● Task statement
Using the listing below, copy every line that mentions "this".

● Data for the task
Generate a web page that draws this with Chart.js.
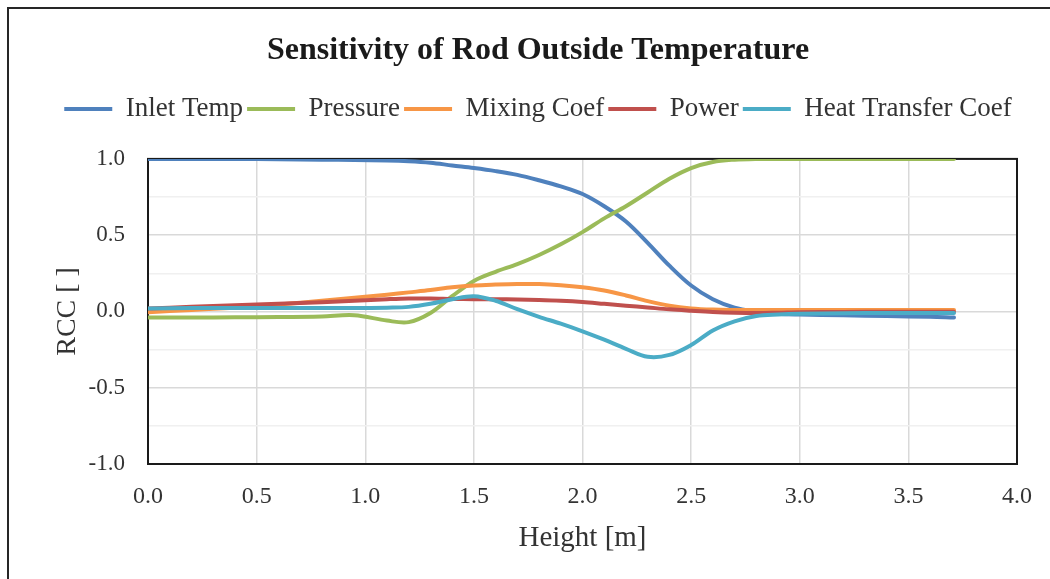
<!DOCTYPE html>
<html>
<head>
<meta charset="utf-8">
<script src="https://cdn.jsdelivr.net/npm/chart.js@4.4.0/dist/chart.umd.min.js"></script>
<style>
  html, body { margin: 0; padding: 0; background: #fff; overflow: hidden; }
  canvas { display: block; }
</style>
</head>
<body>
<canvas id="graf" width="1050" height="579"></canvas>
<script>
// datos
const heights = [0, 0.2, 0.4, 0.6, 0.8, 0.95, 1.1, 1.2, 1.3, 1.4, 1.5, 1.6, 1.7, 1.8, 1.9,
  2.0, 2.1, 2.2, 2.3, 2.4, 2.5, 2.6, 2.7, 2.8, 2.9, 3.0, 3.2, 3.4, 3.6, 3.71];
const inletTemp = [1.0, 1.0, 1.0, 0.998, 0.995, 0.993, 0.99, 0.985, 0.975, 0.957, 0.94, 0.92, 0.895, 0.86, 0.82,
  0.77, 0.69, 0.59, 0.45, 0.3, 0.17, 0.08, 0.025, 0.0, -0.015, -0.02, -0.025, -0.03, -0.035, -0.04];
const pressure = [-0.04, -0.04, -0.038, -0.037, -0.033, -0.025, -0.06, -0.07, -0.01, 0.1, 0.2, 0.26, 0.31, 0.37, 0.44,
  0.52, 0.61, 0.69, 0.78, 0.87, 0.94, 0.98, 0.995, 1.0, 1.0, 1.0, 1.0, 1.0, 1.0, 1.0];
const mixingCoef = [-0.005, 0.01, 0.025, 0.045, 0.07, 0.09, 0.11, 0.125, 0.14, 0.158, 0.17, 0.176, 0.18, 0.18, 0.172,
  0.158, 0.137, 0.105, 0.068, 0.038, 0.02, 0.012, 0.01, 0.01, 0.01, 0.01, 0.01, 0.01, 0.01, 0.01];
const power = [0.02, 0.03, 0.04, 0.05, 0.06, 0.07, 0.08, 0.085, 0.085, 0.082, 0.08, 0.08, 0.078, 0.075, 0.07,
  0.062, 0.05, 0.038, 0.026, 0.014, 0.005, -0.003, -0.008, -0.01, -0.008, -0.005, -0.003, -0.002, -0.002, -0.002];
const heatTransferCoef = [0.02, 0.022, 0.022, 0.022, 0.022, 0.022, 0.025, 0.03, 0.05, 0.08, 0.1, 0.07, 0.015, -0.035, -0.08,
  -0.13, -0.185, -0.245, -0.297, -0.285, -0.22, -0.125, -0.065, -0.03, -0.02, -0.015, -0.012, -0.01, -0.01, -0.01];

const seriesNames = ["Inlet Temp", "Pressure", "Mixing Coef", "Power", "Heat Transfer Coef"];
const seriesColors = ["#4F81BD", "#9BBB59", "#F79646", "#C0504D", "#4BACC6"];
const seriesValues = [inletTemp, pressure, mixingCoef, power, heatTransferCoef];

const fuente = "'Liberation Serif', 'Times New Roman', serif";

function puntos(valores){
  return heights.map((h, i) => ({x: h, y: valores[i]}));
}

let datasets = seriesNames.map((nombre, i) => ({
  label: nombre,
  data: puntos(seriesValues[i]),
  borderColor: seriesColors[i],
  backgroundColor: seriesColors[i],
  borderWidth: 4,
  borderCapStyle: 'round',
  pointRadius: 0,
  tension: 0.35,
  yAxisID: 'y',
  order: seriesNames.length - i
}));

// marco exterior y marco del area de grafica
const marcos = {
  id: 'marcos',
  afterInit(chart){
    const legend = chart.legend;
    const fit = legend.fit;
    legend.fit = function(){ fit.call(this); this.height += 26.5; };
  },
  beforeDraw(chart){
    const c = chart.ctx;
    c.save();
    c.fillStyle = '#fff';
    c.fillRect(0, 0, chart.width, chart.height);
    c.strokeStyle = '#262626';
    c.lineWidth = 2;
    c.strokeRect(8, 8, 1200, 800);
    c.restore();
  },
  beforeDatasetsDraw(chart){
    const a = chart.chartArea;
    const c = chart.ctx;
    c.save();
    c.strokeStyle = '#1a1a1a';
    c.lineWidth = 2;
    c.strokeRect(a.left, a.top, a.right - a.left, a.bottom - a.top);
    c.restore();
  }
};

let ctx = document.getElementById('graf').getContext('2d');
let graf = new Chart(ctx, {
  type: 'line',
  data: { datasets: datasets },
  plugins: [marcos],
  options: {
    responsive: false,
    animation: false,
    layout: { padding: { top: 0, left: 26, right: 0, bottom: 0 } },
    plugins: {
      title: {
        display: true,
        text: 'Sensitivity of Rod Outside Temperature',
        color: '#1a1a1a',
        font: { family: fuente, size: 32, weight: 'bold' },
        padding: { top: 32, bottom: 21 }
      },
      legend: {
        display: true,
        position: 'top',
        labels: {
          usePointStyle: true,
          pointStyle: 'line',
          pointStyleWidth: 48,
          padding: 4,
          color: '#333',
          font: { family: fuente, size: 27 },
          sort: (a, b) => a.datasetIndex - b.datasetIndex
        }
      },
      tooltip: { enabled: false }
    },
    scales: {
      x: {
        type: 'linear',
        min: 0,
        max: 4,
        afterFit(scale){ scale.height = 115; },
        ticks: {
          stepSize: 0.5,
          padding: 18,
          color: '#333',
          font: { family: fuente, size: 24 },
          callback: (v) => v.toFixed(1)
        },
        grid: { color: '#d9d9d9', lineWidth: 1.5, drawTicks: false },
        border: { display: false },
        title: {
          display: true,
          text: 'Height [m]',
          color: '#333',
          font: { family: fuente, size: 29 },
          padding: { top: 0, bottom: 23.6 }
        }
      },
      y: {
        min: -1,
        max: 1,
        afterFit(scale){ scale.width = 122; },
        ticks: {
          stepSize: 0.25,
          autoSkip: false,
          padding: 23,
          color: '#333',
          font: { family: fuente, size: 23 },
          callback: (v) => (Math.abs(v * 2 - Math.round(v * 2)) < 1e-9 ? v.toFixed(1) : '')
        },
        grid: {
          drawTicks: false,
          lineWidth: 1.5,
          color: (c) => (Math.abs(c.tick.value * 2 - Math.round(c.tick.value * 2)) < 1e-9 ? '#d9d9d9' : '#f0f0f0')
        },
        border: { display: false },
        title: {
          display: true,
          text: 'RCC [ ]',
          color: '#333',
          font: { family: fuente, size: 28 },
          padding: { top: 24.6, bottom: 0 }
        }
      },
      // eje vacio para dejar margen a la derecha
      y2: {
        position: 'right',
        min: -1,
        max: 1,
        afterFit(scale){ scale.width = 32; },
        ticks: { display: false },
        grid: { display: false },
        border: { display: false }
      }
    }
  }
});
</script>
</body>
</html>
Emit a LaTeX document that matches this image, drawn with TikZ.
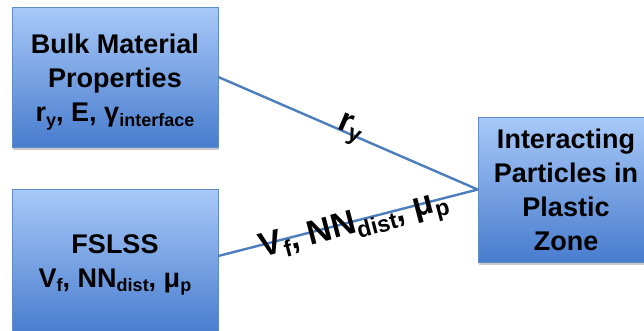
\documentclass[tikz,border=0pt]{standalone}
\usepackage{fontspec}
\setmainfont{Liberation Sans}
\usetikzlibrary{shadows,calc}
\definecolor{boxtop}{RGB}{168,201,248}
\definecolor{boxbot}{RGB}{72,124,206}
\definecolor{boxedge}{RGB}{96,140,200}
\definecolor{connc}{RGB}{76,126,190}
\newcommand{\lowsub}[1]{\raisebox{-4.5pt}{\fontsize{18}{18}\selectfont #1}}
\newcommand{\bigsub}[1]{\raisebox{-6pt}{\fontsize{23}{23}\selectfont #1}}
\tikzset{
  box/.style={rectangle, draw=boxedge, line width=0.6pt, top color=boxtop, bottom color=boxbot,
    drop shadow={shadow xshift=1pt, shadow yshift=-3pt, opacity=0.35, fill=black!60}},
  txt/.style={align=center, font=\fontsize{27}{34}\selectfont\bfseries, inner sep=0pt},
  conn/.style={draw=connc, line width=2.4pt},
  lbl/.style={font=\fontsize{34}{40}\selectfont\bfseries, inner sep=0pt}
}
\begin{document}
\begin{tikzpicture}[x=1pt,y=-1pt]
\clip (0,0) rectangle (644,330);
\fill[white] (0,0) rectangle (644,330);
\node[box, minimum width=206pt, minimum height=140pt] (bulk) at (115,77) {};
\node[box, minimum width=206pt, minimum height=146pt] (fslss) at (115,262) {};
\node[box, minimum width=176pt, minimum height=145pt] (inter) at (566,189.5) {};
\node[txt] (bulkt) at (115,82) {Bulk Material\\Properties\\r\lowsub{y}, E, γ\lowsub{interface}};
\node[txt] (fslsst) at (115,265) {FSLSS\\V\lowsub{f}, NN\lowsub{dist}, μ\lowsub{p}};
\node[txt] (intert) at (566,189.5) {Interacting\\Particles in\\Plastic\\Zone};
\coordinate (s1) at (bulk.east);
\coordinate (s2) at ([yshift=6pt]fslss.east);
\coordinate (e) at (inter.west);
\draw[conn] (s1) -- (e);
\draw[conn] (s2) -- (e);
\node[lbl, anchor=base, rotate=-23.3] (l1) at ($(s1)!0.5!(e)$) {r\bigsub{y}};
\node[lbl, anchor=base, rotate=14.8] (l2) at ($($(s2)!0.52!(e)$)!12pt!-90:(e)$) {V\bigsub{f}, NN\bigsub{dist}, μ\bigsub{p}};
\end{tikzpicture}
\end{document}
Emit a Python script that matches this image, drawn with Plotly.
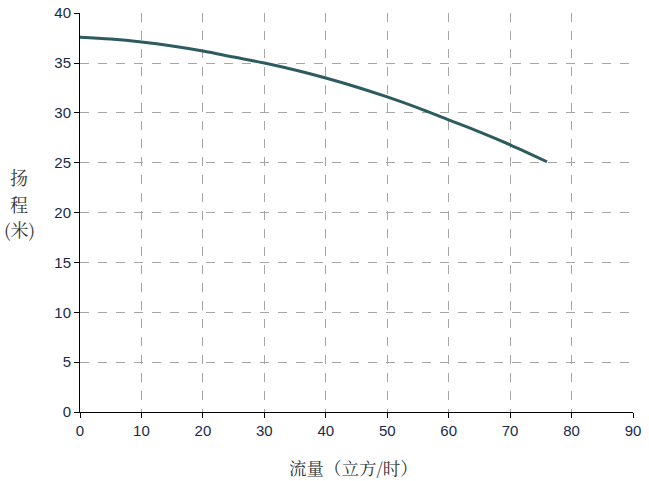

● Expected answer
Generate a web page that draws this with Chart.js.
    legend.fit = function(){ fit.call(this); this.height += 26.5; };
Emit a LaTeX document that matches this image, drawn with TikZ.
Emit a Python script that matches this image, drawn with Plotly.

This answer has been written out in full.